Data block:
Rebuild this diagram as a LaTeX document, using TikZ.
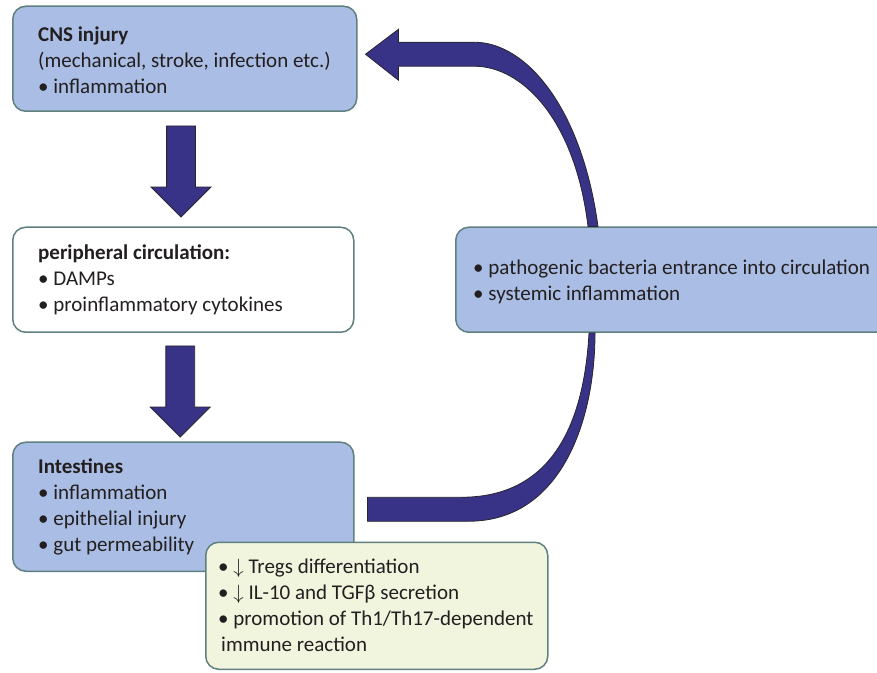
\documentclass[tikz,border=0pt]{standalone}
\usepackage{fontspec}
\setmainfont{Carlito}
\usetikzlibrary{calc,shapes.arrows}
\definecolor{boxblue}{RGB}{170,189,228}
\definecolor{boxedge}{RGB}{96,128,128}
\definecolor{boxyellow}{RGB}{241,245,222}
\definecolor{arrowfill}{RGB}{57,51,135}
\definecolor{arrowedge}{RGB}{40,38,45}
\definecolor{txtcol}{RGB}{35,31,32}
\begin{document}
\begin{tikzpicture}[x=1pt, y=1pt,
            box/.style = {draw=boxedge, line width=1.5pt, rounded corners=13pt, anchor=south west, inner sep=0pt},
            bluebox/.style = {box, fill=boxblue},
            whitebox/.style = {box, fill=white},
            yellowbox/.style = {box, fill=boxyellow},
            txt/.style = {anchor=west, align=left, inner sep=0pt, text=txtcol, font=\fontsize{21}{26}\selectfont},
            downarr/.style = {single arrow, draw=arrowedge, fill=arrowfill, line width=0.8pt, rotate=-90,
                              minimum height=91pt, text height=28pt, text depth=0pt, inner sep=0pt,
                              single arrow head extend=15.5pt, single arrow head indent=0pt},
            bigarrow/.style = {draw=arrowedge, fill=arrowfill, line width=0.8pt},
        ]
        \useasboundingbox (0,0) rectangle (877,672);

        % boxes
        \node (cns) [bluebox, minimum width=344pt, minimum height=105pt] at (12,560){};
        \node (periph) [whitebox, minimum width=341pt, minimum height=105pt] at (12,339){};
        \node (gut) [bluebox, minimum width=341pt, minimum height=129pt] at (12,100){};
        \node (sys) [bluebox, minimum width=450pt, minimum height=105pt] at (455,339){};
        \node (treg) [yellowbox, minimum width=342pt, minimum height=127pt] at (205,2){};

        % texts
        \node (cnstxt) [txt] at ([xshift=26pt,yshift=-1pt]cns.west){\textbf{CNS injury}\\(mechanical, stroke, infection etc.)\\• inflammation};
        \node (periphtxt) [txt] at ([xshift=26pt]periph.west){\textbf{peripheral circulation:}\\• DAMPs\\• proinflammatory cytokines};
        \node (guttxt) [txt] at ([xshift=26pt]gut.west){\textbf{Intestines}\\• inflammation\\• epithelial injury\\• gut permeability};
        \node (systxt) [txt] at ([xshift=18pt,yshift=-2pt]sys.west){• pathogenic bacteria entrance into circulation\\• systemic inflammation};
        \node (tregtxt) [txt] at ([xshift=13pt]treg.west){• $\downarrow$ Tregs differentiation\\• $\downarrow$ IL-10 and TGFβ secretion\\• promotion of Th1/Th17-dependent\\\kern3pt immune reaction};

        % straight block arrows
        \node (down1) [downarr] at ($(cns.south)!.5!(periph.north)+(-3,5)$){};
        \node (down2) [downarr] at ($(periph.south)!.5!(gut.north)+(-3,3)$){};

        % curved arrows
        \coordinate (gutout) at ([xshift=13pt,yshift=-2.5pt]gut.east);
        \coordinate (sysin) at ([xshift=137pt]sys.south west);
        \coordinate (sysout) at ([xshift=138pt]sys.north west);
        \coordinate (cnsin) at ([xshift=8pt,yshift=4.5pt]cns.east);

        \path[bigarrow] ([yshift=12pt]gutout) -- ([yshift=-12pt]gutout) -- ++(101,0)
            .. controls +(93,0) and +(0,-87) .. ([xshift=3pt]sysin)
            -- ([xshift=-3pt]sysin)
            .. controls +(-6,-107) and +(80,0) .. ([xshift=94pt,yshift=12pt]gutout) -- cycle;
        \path[bigarrow] ([xshift=5pt]sysout)
            .. controls +(-16,118) and +(52,0) .. ([xshift=109pt,yshift=12pt]cnsin)
            -- ++(-76,0) -- ++(0,13) -- (cnsin) -- ([xshift=33pt,yshift=-26pt]cnsin)
            -- ++(0,14) -- ++(76,0)
            .. controls +(47,0) and +(-13,108) .. ([xshift=-5pt]sysout) -- cycle;
    \end{tikzpicture}
\end{document}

Short exercise: Copy each line exactly, and leave the pictures out of your copy.

In response:
Rebuild this diagram as a LaTeX document, using TikZ.
\documentclass[tikz,border=0pt]{standalone}
\usepackage{fontspec}
\setmainfont{Carlito}
\usetikzlibrary{calc,shapes.arrows}
\definecolor{boxblue}{RGB}{170,189,228}
\definecolor{boxedge}{RGB}{96,128,128}
\definecolor{boxyellow}{RGB}{241,245,222}
\definecolor{arrowfill}{RGB}{57,51,135}
\definecolor{arrowedge}{RGB}{40,38,45}
\definecolor{txtcol}{RGB}{35,31,32}
\begin{document}
\begin{tikzpicture}[x=1pt, y=1pt,
            box/.style = {draw=boxedge, line width=1.5pt, rounded corners=13pt, anchor=south west, inner sep=0pt},
            bluebox/.style = {box, fill=boxblue},
            whitebox/.style = {box, fill=white},
            yellowbox/.style = {box, fill=boxyellow},
            txt/.style = {anchor=west, align=left, inner sep=0pt, text=txtcol, font=\fontsize{21}{26}\selectfont},
            downarr/.style = {single arrow, draw=arrowedge, fill=arrowfill, line width=0.8pt, rotate=-90,
                              minimum height=91pt, text height=28pt, text depth=0pt, inner sep=0pt,
                              single arrow head extend=15.5pt, single arrow head indent=0pt},
            bigarrow/.style = {draw=arrowedge, fill=arrowfill, line width=0.8pt},
        ]
        \useasboundingbox (0,0) rectangle (877,672);

        % boxes
        \node (cns) [bluebox, minimum width=344pt, minimum height=105pt] at (12,560){};
        \node (periph) [whitebox, minimum width=341pt, minimum height=105pt] at (12,339){};
        \node (gut) [bluebox, minimum width=341pt, minimum height=129pt] at (12,100){};
        \node (sys) [bluebox, minimum width=450pt, minimum height=105pt] at (455,339){};
        \node (treg) [yellowbox, minimum width=342pt, minimum height=127pt] at (205,2){};

        % texts
        \node (cnstxt) [txt] at ([xshift=26pt,yshift=-1pt]cns.west){\textbf{CNS injury}\\(mechanical, stroke, infection etc.)\\• inflammation};
        \node (periphtxt) [txt] at ([xshift=26pt]periph.west){\textbf{peripheral circulation:}\\• DAMPs\\• proinflammatory cytokines};
        \node (guttxt) [txt] at ([xshift=26pt]gut.west){\textbf{Intestines}\\• inflammation\\• epithelial injury\\• gut permeability};
        \node (systxt) [txt] at ([xshift=18pt,yshift=-2pt]sys.west){• pathogenic bacteria entrance into circulation\\• systemic inflammation};
        \node (tregtxt) [txt] at ([xshift=13pt]treg.west){• $\downarrow$ Tregs differentiation\\• $\downarrow$ IL-10 and TGFβ secretion\\• promotion of Th1/Th17-dependent\\\kern3pt immune reaction};

        % straight block arrows
        \node (down1) [downarr] at ($(cns.south)!.5!(periph.north)+(-3,5)$){};
        \node (down2) [downarr] at ($(periph.south)!.5!(gut.north)+(-3,3)$){};

        % curved arrows
        \coordinate (gutout) at ([xshift=13pt,yshift=-2.5pt]gut.east);
        \coordinate (sysin) at ([xshift=137pt]sys.south west);
        \coordinate (sysout) at ([xshift=138pt]sys.north west);
        \coordinate (cnsin) at ([xshift=8pt,yshift=4.5pt]cns.east);

        \path[bigarrow] ([yshift=12pt]gutout) -- ([yshift=-12pt]gutout) -- ++(101,0)
            .. controls +(93,0) and +(0,-87) .. ([xshift=3pt]sysin)
            -- ([xshift=-3pt]sysin)
            .. controls +(-6,-107) and +(80,0) .. ([xshift=94pt,yshift=12pt]gutout) -- cycle;
        \path[bigarrow] ([xshift=5pt]sysout)
            .. controls +(-16,118) and +(52,0) .. ([xshift=109pt,yshift=12pt]cnsin)
            -- ++(-76,0) -- ++(0,13) -- (cnsin) -- ([xshift=33pt,yshift=-26pt]cnsin)
            -- ++(0,14) -- ++(76,0)
            .. controls +(47,0) and +(-13,108) .. ([xshift=-5pt]sysout) -- cycle;
    \end{tikzpicture}
\end{document}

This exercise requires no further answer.